We push ourselves to go the extra mile. We strive for excellence and higher performance. This type of mindset improves your confidence, sparks willpower based habits, and ultimately a healthy well-being. But what happens when you come to realize you don’t have those things? In the uncomfortable silence, your mindfulness is tapped to reveal natural gaps.
Your next thought identifies a present gap at the office. A gap in helping your family. A gap in securing future finances. A gap here. A gap there. It becomes destructive. Yet the biggest gap of all isn’t on the outside; it’s not others. It is within us. This gap is our inner narrative that play around with our emotions. It is your responsibility, followed by an action that improves your mind, body, and surroundings.
A large trend in “mindfulness” has exploded. This notion helps to tackle anything from habitual eating, to addiction, to athletic visualization, to simply finding our sanity in this hectic world.
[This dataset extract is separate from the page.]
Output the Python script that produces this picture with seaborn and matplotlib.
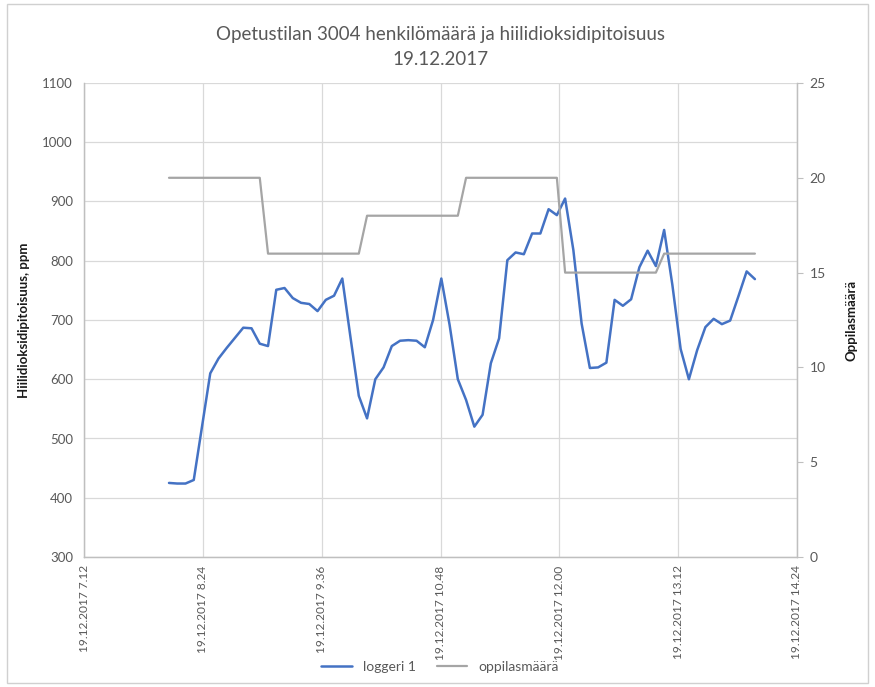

Using mindfulness to curb the destructive emotions and improve concentration is the tip of the iceberg. Scientific evidence illustrates via MRI scans that after 8-weeks of mindfulness practice (e.g. visualization, mediation, or autogenic training) the amygdala shrinks. When the amygdala decreases, the thickness of the prefrontal cortex increases – the headquarters for awareness, decision-making, and concentration.
Author, Joy Rains states that “Meditation is not a practice of stopping thoughts but a practice of being aware of them.” You first need to manage your expectations as newcomers to “mindfulness” often get frustrated when trying to silence the swirling of our mind’s thoughts. Simple attention training and breath work, much of what athletes do day in and out, is essential and don’t require a large amounts of our time.
No one can make you be aware; other than yourself. No one can force you to change; only yourself. No one can promise you things will be better; only you can. When you start to take back control of your narrative and mindset, you start to make inner changes. Work to close the inner gaps for a better, higher performing you.